A tool weight is distributed normally with mean = $2265.4$. Given that 14% of the tools' weight are above 2278.36. what is the standard deviation?
Here the solution:
denote $X$ as tool's weight. $X$ ~ $N(2265.4, \sigma^2)$
$P(X > 2278.36) = 0.14.$
$1 - P(X < 2278.36) = 0.14.$
$P(X < 2278.36) = 0.86.$
$(**) \space\space P(Z < \frac{2278.36 - 2265.4}{\sigma} = 1.08) = 0.86$
$\sigma = \frac{2278.36 - 2265.4}{1.08} = 12.$
Can you please expalin me the solution? I can't understand what's going on $(**)$. what is this $1.08$?
Thanks in advance.
On the line you don't understand, you are using the standardization of your random variable $X$ to find your standard deviation value $\sigma$. Recall that in order to standardize a Normally distributed random variable, you subtract its mean, and divide by its standard deviation. Essentially your formula is $$ Z = \dfrac{x-\mu}{\sigma} $$ where $x$ denotes your corresponding value, $\mu$ denotes your mean and $\sigma$ your standard deviation. Then you can look up your Z-score value in the Normal distribution table, and get an approximate tail probability for your random variable.

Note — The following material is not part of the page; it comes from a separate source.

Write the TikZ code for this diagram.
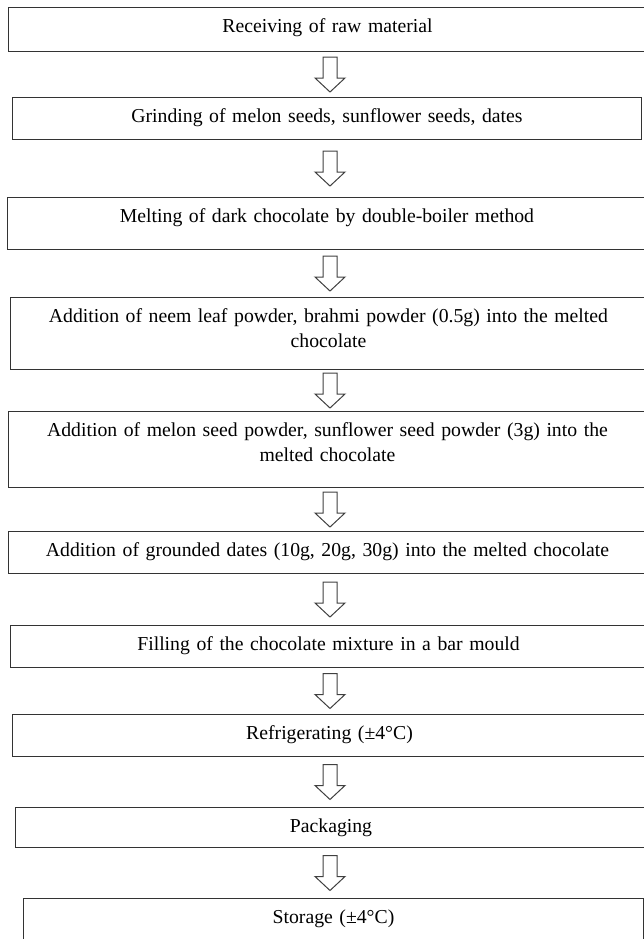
\documentclass[tikz,border=0pt]{standalone}
\usepackage{fontspec}
\setmainfont{Liberation Serif}
\usetikzlibrary{calc}
\tikzset{
  stepbox/.style={draw=black!80, line width=1bp, fill=white, anchor=north west,
    inner sep=0pt, align=center, font=\fontsize{19.8}{25}\selectfont, text height=25bp},
  blockarrow/.style={draw=black!75, line width=1bp, fill=white, line join=miter}
}

\begin{document}
\begin{tikzpicture}[x=1bp,y=1bp]
\useasboundingbox (0,0) rectangle (644,-939);

\node[stepbox, text width=638bp, text depth=19bp] (s1) at (8,-7)
  {Receiving of raw material};
\node[stepbox, text width=629bp, text depth=17bp] (s2) at (12,-97)
  {Grinding of melon seeds, sunflower seeds, dates};
\node[stepbox, text width=639bp, text depth=27bp] (s3) at (7,-197)
  {Melting of dark chocolate by double-boiler method};
\node[stepbox, text width=636bp, text depth=47bp] (s4) at (10,-297)
  {Addition of neem leaf powder, brahmi powder (0.5g) into the melted\\chocolate};
\node[stepbox, text width=638bp, text depth=51bp] (s5) at (8,-411)
  {Addition of melon seed powder, sunflower seed powder (3g) into the\\melted chocolate};
\node[stepbox, text width=638bp, text depth=17bp] (s6) at (8,-531)
  {Addition of grounded dates (10g, 20g, 30g) into the melted chocolate};
\node[stepbox, text width=636bp, text depth=17bp] (s7) at (10,-625)
  {Filling of the chocolate mixture in a bar mould};
\node[stepbox, text width=634bp, text depth=17bp] (s8) at (12,-714)
  {Refrigerating (±4°C)};
\node[stepbox, text width=631bp, text depth=15bp] (s9) at (15,-807)
  {Packaging};
\node[stepbox, text width=620bp, text depth=40bp] (s10) at (23,-898)
  {Storage (±4°C)};

% hollow block arrows between the steps
\coordinate (ax) at (330,0);
\foreach \a/\b in {s1/s2,s2/s3,s3/s4,s4/s5,s5/s6,s6/s7,s7/s8,s8/s9,s9/s10}{
  \path ($(\a.south)!.5!(\b.north)$) coordinate (m);
  \draw[blockarrow] (ax |- m) ++(-7,17.5) -- ++(0,-21) -- ++(-8,0) -- ++(15,-14)
    -- ++(15,14) -- ++(-8,0) -- ++(0,21) -- cycle;
}
\end{tikzpicture}
\end{document}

In this case, you know that $P(X > 2278.36) = 0.14$. We can "work backwards" essentially, and by taking the complementary $1-P(X<2278.36)$ we then have $P(X<2278.36)=0.86$. Then note that $$P(X<2278.36) = P\big(Z = \dfrac{x-\mu}{\sigma}\big) = 0.86$$ Now look in your Normal distribution table for the $Z$ value that corresponds to a probability of $0.86$, it is around $1.08$.
So then we know $1.08 = \dfrac{x-\mu}{\sigma}$, and as you know $x$ and $\mu$ you simply solve for $\sigma$.